#### [EXERCISE DETAILS]
Leave out the pictures and restate the rest of the data exactly.

#### [GIVEN DATA]
########################################
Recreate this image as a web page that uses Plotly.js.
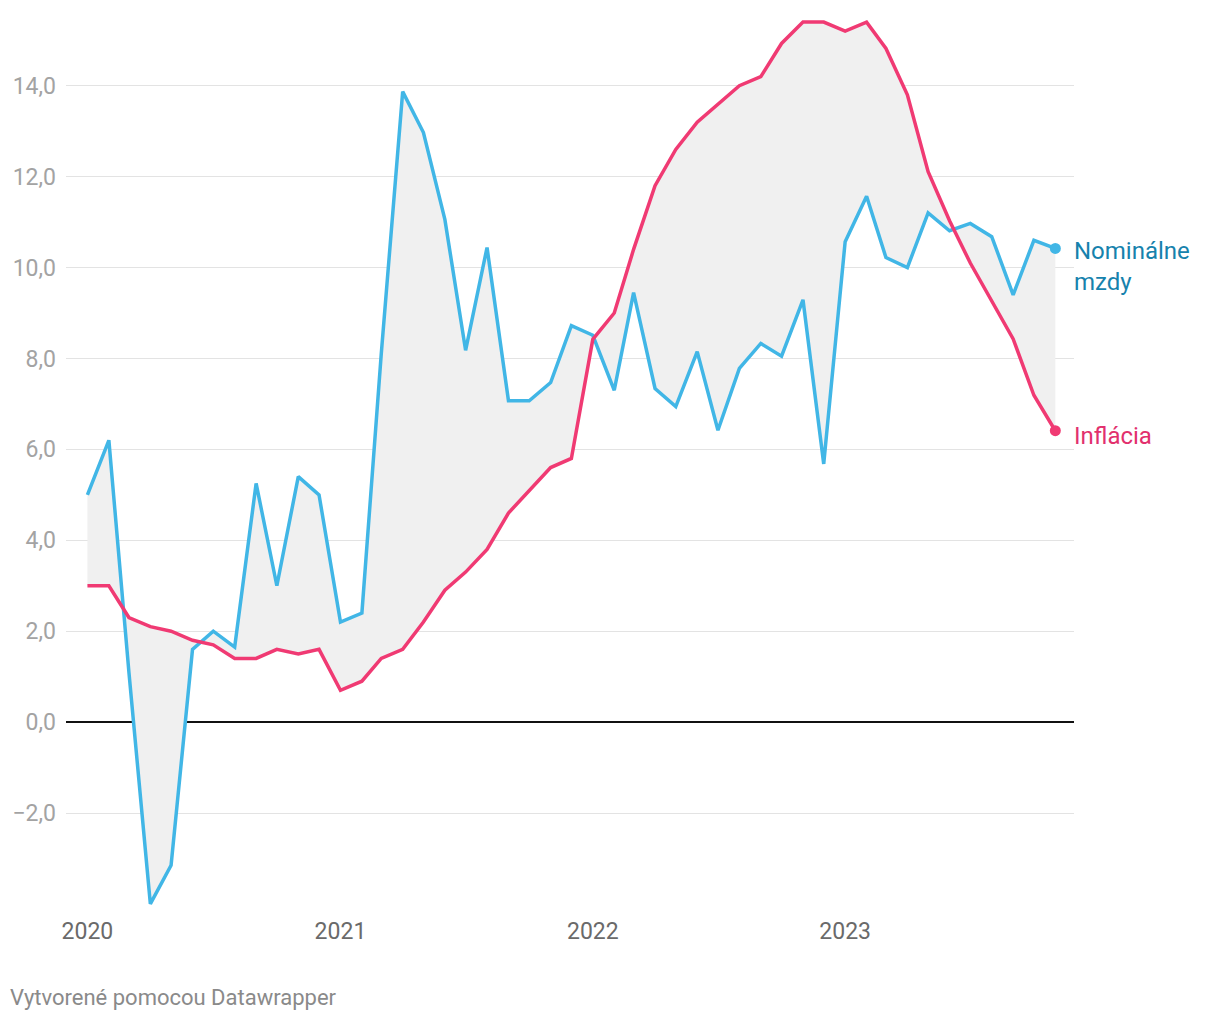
<!DOCTYPE html>
<html>
<head>
<meta charset="utf-8">
<script src="https://cdn.plot.ly/plotly-3.0.1.min.js"></script>
<style>
  html, body { margin: 0; padding: 0; background: #fff; }
  #chart { width: 1220px; height: 1020px; }
</style>
</head>
<body>
<div id="chart"></div>
<script>
// Months Jan 2020 – Nov 2023
const months = [
  '2020-01-01','2020-02-01','2020-03-01','2020-04-01','2020-05-01','2020-06-01',
  '2020-07-01','2020-08-01','2020-09-01','2020-10-01','2020-11-01','2020-12-01',
  '2021-01-01','2021-02-01','2021-03-01','2021-04-01','2021-05-01','2021-06-01',
  '2021-07-01','2021-08-01','2021-09-01','2021-10-01','2021-11-01','2021-12-01',
  '2022-01-01','2022-02-01','2022-03-01','2022-04-01','2022-05-01','2022-06-01',
  '2022-07-01','2022-08-01','2022-09-01','2022-10-01','2022-11-01','2022-12-01',
  '2023-01-01','2023-02-01','2023-03-01','2023-04-01','2023-05-01','2023-06-01',
  '2023-07-01','2023-08-01','2023-09-01','2023-10-01','2023-11-01'
];

// Nominálne mzdy (nominal wages, % y/y)
const wages = [
  5.0, 6.2, 1.1, -4.0, -3.15, 1.6, 2.0, 1.65, 5.25, 3.0, 5.4, 5.0,
  2.2, 2.4, 8.1, 13.87, 12.97, 11.06, 8.18, 10.44, 7.07, 7.07, 7.47, 8.72,
  8.51, 7.3, 9.45, 7.34, 6.94, 8.15, 6.42, 7.78, 8.33, 8.05, 9.29, 5.68,
  10.57, 11.57, 10.22, 10.0, 11.2, 10.81, 10.97, 10.68, 9.4, 10.6, 10.42
];

// Inflácia (inflation, % y/y)
const inflation = [
  3.0, 3.0, 2.3, 2.1, 2.0, 1.8, 1.7, 1.4, 1.4, 1.6, 1.5, 1.6,
  0.7, 0.9, 1.4, 1.6, 2.2, 2.9, 3.3, 3.8, 4.6, 5.1, 5.6, 5.8,
  8.42, 9.0, 10.4, 11.8, 12.6, 13.2, 13.6, 14.0, 14.2, 14.93, 15.4, 15.4,
  15.2, 15.4, 14.82, 13.8, 12.11, 11.03, 10.1, 9.27, 8.43, 7.19, 6.41
];

const yTickVals = [-2, 0, 2, 4, 6, 8, 10, 12, 14];
const yTickText = ['\u22122,0', '0,0', '2,0', '4,0', '6,0', '8,0', '10,0', '12,0', '14,0'];
const xTickVals = ['2020-01-01', '2021-01-01', '2022-01-01', '2023-01-01'];
const xTickText = ['2020', '2021', '2022', '2023'];

const seriesNames = ['Nominálne mzdy', 'Inflácia'];
const blue = '#41b6e6';
const red = '#f03a73';
const n = months.length - 1;

const traces = [
  // fill between the two series
  { x: months, y: wages, type: 'scatter', mode: 'lines', line: { width: 0, color: 'rgba(0,0,0,0)' },
    hoverinfo: 'skip', showlegend: false },
  { x: months, y: inflation, type: 'scatter', mode: 'lines', line: { width: 0, color: 'rgba(0,0,0,0)' },
    fill: 'tonexty', fillcolor: '#f0f0f0', hoverinfo: 'skip', showlegend: false },
  // lines
  { x: months, y: wages, type: 'scatter', mode: 'lines', name: seriesNames[0],
    line: { width: 3.5, color: blue }, showlegend: false },
  { x: months, y: inflation, type: 'scatter', mode: 'lines', name: seriesNames[1],
    line: { width: 3.5, color: red }, showlegend: false },
  // end dots
  { x: [months[n]], y: [wages[n]], type: 'scatter', mode: 'markers',
    marker: { size: 11, color: blue }, showlegend: false, hoverinfo: 'skip' },
  { x: [months[n]], y: [inflation[n]], type: 'scatter', mode: 'markers',
    marker: { size: 11, color: red }, showlegend: false, hoverinfo: 'skip' }
];

const layout = {
  width: 1220,
  height: 1020,
  margin: { l: 66, r: 146, t: 13, b: 107 },
  paper_bgcolor: '#ffffff',
  plot_bgcolor: '#ffffff',
  font: { family: 'Roboto, sans-serif', color: '#666' },
  showlegend: false,
  xaxis: {
    type: 'date',
    range: ['2019-12-01', '2023-11-28'],
    tickvals: xTickVals,
    ticktext: xTickText,
    showgrid: false,
    zeroline: false,
    showline: false,
    ticks: '',
    ticklabelstandoff: 2,
    tickfont: { family: 'Roboto, sans-serif', size: 23, color: '#6a6a6a' }
  },
  yaxis: {
    range: [-4.2, 15.6],
    tickvals: yTickVals,
    ticktext: yTickText,
    showgrid: true,
    gridcolor: '#e3e3e3',
    gridwidth: 1,
    zeroline: true,
    zerolinecolor: '#111111',
    zerolinewidth: 1.5,
    showline: false,
    ticks: '',
    ticklabelstandoff: 9,
    tickfont: { family: 'Roboto, sans-serif', size: 23, color: '#a3a3a3' }
  },
  annotations: [
    { x: months[n], y: wages[n], xref: 'x', yref: 'y', text: 'Nominálne<br>mzdy',
      xanchor: 'left', yanchor: 'top', xshift: 17, yshift: 13, align: 'left', showarrow: false,
      font: { family: 'Roboto, sans-serif', size: 24, color: '#1682ad' } },
    { x: months[n], y: inflation[n], xref: 'x', yref: 'y', text: 'Inflácia',
      xanchor: 'left', yanchor: 'middle', xshift: 17, yshift: -5, align: 'left', showarrow: false,
      font: { family: 'Roboto, sans-serif', size: 24, color: '#e2306d' } },
    { x: 0, y: 0, xref: 'paper', yref: 'paper', text: 'Vytvorené pomocou Datawrapper',
      xanchor: 'left', yanchor: 'middle', xshift: -58, yshift: -84, showarrow: false,
      font: { family: 'Roboto, sans-serif', size: 22, color: '#8a8a8a' } }
  ]
};

Plotly.newPlot('chart', traces, layout, { displayModeBar: false, staticPlot: true });
</script>
</body>
</html>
########################################
#### [RESPONSE]
Recreate this image as a web page that uses Plotly.js.
<!DOCTYPE html>
<html>
<head>
<meta charset="utf-8">
<script src="https://cdn.plot.ly/plotly-3.0.1.min.js"></script>
<style>
  html, body { margin: 0; padding: 0; background: #fff; }
  #chart { width: 1220px; height: 1020px; }
</style>
</head>
<body>
<div id="chart"></div>
<script>
// Months Jan 2020 – Nov 2023
const months = [
  '2020-01-01','2020-02-01','2020-03-01','2020-04-01','2020-05-01','2020-06-01',
  '2020-07-01','2020-08-01','2020-09-01','2020-10-01','2020-11-01','2020-12-01',
  '2021-01-01','2021-02-01','2021-03-01','2021-04-01','2021-05-01','2021-06-01',
  '2021-07-01','2021-08-01','2021-09-01','2021-10-01','2021-11-01','2021-12-01',
  '2022-01-01','2022-02-01','2022-03-01','2022-04-01','2022-05-01','2022-06-01',
  '2022-07-01','2022-08-01','2022-09-01','2022-10-01','2022-11-01','2022-12-01',
  '2023-01-01','2023-02-01','2023-03-01','2023-04-01','2023-05-01','2023-06-01',
  '2023-07-01','2023-08-01','2023-09-01','2023-10-01','2023-11-01'
];

// Nominálne mzdy (nominal wages, % y/y)
const wages = [
  5.0, 6.2, 1.1, -4.0, -3.15, 1.6, 2.0, 1.65, 5.25, 3.0, 5.4, 5.0,
  2.2, 2.4, 8.1, 13.87, 12.97, 11.06, 8.18, 10.44, 7.07, 7.07, 7.47, 8.72,
  8.51, 7.3, 9.45, 7.34, 6.94, 8.15, 6.42, 7.78, 8.33, 8.05, 9.29, 5.68,
  10.57, 11.57, 10.22, 10.0, 11.2, 10.81, 10.97, 10.68, 9.4, 10.6, 10.42
];

// Inflácia (inflation, % y/y)
const inflation = [
  3.0, 3.0, 2.3, 2.1, 2.0, 1.8, 1.7, 1.4, 1.4, 1.6, 1.5, 1.6,
  0.7, 0.9, 1.4, 1.6, 2.2, 2.9, 3.3, 3.8, 4.6, 5.1, 5.6, 5.8,
  8.42, 9.0, 10.4, 11.8, 12.6, 13.2, 13.6, 14.0, 14.2, 14.93, 15.4, 15.4,
  15.2, 15.4, 14.82, 13.8, 12.11, 11.03, 10.1, 9.27, 8.43, 7.19, 6.41
];

const yTickVals = [-2, 0, 2, 4, 6, 8, 10, 12, 14];
const yTickText = ['\u22122,0', '0,0', '2,0', '4,0', '6,0', '8,0', '10,0', '12,0', '14,0'];
const xTickVals = ['2020-01-01', '2021-01-01', '2022-01-01', '2023-01-01'];
const xTickText = ['2020', '2021', '2022', '2023'];

const seriesNames = ['Nominálne mzdy', 'Inflácia'];
const blue = '#41b6e6';
const red = '#f03a73';
const n = months.length - 1;

const traces = [
  // fill between the two series
  { x: months, y: wages, type: 'scatter', mode: 'lines', line: { width: 0, color: 'rgba(0,0,0,0)' },
    hoverinfo: 'skip', showlegend: false },
  { x: months, y: inflation, type: 'scatter', mode: 'lines', line: { width: 0, color: 'rgba(0,0,0,0)' },
    fill: 'tonexty', fillcolor: '#f0f0f0', hoverinfo: 'skip', showlegend: false },
  // lines
  { x: months, y: wages, type: 'scatter', mode: 'lines', name: seriesNames[0],
    line: { width: 3.5, color: blue }, showlegend: false },
  { x: months, y: inflation, type: 'scatter', mode: 'lines', name: seriesNames[1],
    line: { width: 3.5, color: red }, showlegend: false },
  // end dots
  { x: [months[n]], y: [wages[n]], type: 'scatter', mode: 'markers',
    marker: { size: 11, color: blue }, showlegend: false, hoverinfo: 'skip' },
  { x: [months[n]], y: [inflation[n]], type: 'scatter', mode: 'markers',
    marker: { size: 11, color: red }, showlegend: false, hoverinfo: 'skip' }
];

const layout = {
  width: 1220,
  height: 1020,
  margin: { l: 66, r: 146, t: 13, b: 107 },
  paper_bgcolor: '#ffffff',
  plot_bgcolor: '#ffffff',
  font: { family: 'Roboto, sans-serif', color: '#666' },
  showlegend: false,
  xaxis: {
    type: 'date',
    range: ['2019-12-01', '2023-11-28'],
    tickvals: xTickVals,
    ticktext: xTickText,
    showgrid: false,
    zeroline: false,
    showline: false,
    ticks: '',
    ticklabelstandoff: 2,
    tickfont: { family: 'Roboto, sans-serif', size: 23, color: '#6a6a6a' }
  },
  yaxis: {
    range: [-4.2, 15.6],
    tickvals: yTickVals,
    ticktext: yTickText,
    showgrid: true,
    gridcolor: '#e3e3e3',
    gridwidth: 1,
    zeroline: true,
    zerolinecolor: '#111111',
    zerolinewidth: 1.5,
    showline: false,
    ticks: '',
    ticklabelstandoff: 9,
    tickfont: { family: 'Roboto, sans-serif', size: 23, color: '#a3a3a3' }
  },
  annotations: [
    { x: months[n], y: wages[n], xref: 'x', yref: 'y', text: 'Nominálne<br>mzdy',
      xanchor: 'left', yanchor: 'top', xshift: 17, yshift: 13, align: 'left', showarrow: false,
      font: { family: 'Roboto, sans-serif', size: 24, color: '#1682ad' } },
    { x: months[n], y: inflation[n], xref: 'x', yref: 'y', text: 'Inflácia',
      xanchor: 'left', yanchor: 'middle', xshift: 17, yshift: -5, align: 'left', showarrow: false,
      font: { family: 'Roboto, sans-serif', size: 24, color: '#e2306d' } },
    { x: 0, y: 0, xref: 'paper', yref: 'paper', text: 'Vytvorené pomocou Datawrapper',
      xanchor: 'left', yanchor: 'middle', xshift: -58, yshift: -84, showarrow: false,
      font: { family: 'Roboto, sans-serif', size: 22, color: '#8a8a8a' } }
  ]
};

Plotly.newPlot('chart', traces, layout, { displayModeBar: false, staticPlot: true });
</script>
</body>
</html>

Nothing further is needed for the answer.